Information shown:

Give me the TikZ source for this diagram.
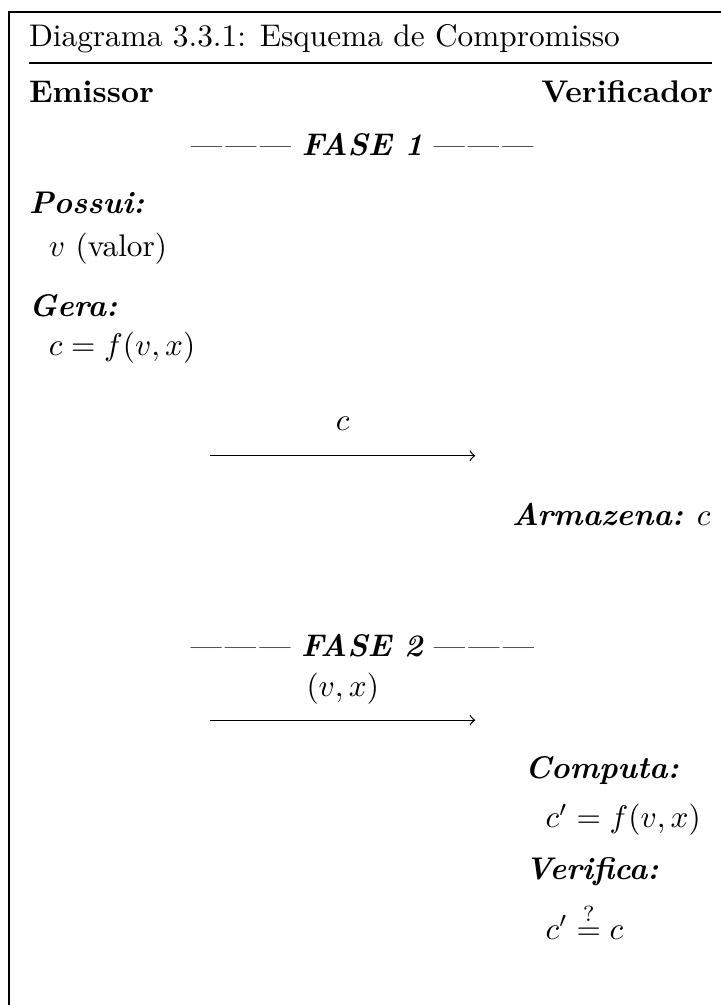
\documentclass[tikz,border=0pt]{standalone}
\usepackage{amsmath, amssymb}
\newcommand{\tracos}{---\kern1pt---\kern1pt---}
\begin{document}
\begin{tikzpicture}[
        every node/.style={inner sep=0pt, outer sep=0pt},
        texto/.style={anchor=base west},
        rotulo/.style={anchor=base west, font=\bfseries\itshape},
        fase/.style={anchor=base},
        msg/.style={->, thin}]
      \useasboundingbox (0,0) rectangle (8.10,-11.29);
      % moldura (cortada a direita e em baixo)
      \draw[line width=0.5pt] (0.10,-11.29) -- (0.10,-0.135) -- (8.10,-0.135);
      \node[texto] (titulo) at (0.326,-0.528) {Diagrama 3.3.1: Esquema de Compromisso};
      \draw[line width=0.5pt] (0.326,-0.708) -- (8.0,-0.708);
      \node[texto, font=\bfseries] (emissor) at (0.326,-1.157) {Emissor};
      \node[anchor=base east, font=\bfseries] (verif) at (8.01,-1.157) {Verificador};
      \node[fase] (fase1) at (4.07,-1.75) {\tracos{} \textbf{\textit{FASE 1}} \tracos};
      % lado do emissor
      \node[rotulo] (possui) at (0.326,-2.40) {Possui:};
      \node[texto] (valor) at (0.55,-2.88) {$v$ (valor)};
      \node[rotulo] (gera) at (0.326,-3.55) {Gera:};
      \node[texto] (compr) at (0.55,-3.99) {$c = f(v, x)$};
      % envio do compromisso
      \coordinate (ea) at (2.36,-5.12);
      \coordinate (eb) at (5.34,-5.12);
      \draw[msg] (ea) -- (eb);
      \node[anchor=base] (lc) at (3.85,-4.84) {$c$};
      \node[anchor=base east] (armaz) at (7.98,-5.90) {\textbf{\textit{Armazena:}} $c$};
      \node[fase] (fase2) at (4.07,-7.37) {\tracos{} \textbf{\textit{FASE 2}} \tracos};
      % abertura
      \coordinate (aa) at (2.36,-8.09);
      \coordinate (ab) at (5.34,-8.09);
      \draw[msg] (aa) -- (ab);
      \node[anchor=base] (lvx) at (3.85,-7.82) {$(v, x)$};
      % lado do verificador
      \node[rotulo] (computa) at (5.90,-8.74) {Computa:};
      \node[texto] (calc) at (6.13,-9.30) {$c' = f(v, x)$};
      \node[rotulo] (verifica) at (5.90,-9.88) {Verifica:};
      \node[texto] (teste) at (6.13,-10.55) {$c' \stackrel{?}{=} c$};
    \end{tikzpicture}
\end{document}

What needs to be done: Without including any pictures, reproduce the listing exactly.

Solved exercise:
Give me the TikZ source for this diagram.
\documentclass[tikz,border=0pt]{standalone}
\usepackage{amsmath, amssymb}
\newcommand{\tracos}{---\kern1pt---\kern1pt---}
\begin{document}
\begin{tikzpicture}[
        every node/.style={inner sep=0pt, outer sep=0pt},
        texto/.style={anchor=base west},
        rotulo/.style={anchor=base west, font=\bfseries\itshape},
        fase/.style={anchor=base},
        msg/.style={->, thin}]
      \useasboundingbox (0,0) rectangle (8.10,-11.29);
      % moldura (cortada a direita e em baixo)
      \draw[line width=0.5pt] (0.10,-11.29) -- (0.10,-0.135) -- (8.10,-0.135);
      \node[texto] (titulo) at (0.326,-0.528) {Diagrama 3.3.1: Esquema de Compromisso};
      \draw[line width=0.5pt] (0.326,-0.708) -- (8.0,-0.708);
      \node[texto, font=\bfseries] (emissor) at (0.326,-1.157) {Emissor};
      \node[anchor=base east, font=\bfseries] (verif) at (8.01,-1.157) {Verificador};
      \node[fase] (fase1) at (4.07,-1.75) {\tracos{} \textbf{\textit{FASE 1}} \tracos};
      % lado do emissor
      \node[rotulo] (possui) at (0.326,-2.40) {Possui:};
      \node[texto] (valor) at (0.55,-2.88) {$v$ (valor)};
      \node[rotulo] (gera) at (0.326,-3.55) {Gera:};
      \node[texto] (compr) at (0.55,-3.99) {$c = f(v, x)$};
      % envio do compromisso
      \coordinate (ea) at (2.36,-5.12);
      \coordinate (eb) at (5.34,-5.12);
      \draw[msg] (ea) -- (eb);
      \node[anchor=base] (lc) at (3.85,-4.84) {$c$};
      \node[anchor=base east] (armaz) at (7.98,-5.90) {\textbf{\textit{Armazena:}} $c$};
      \node[fase] (fase2) at (4.07,-7.37) {\tracos{} \textbf{\textit{FASE 2}} \tracos};
      % abertura
      \coordinate (aa) at (2.36,-8.09);
      \coordinate (ab) at (5.34,-8.09);
      \draw[msg] (aa) -- (ab);
      \node[anchor=base] (lvx) at (3.85,-7.82) {$(v, x)$};
      % lado do verificador
      \node[rotulo] (computa) at (5.90,-8.74) {Computa:};
      \node[texto] (calc) at (6.13,-9.30) {$c' = f(v, x)$};
      \node[rotulo] (verifica) at (5.90,-9.88) {Verifica:};
      \node[texto] (teste) at (6.13,-10.55) {$c' \stackrel{?}{=} c$};
    \end{tikzpicture}
\end{document}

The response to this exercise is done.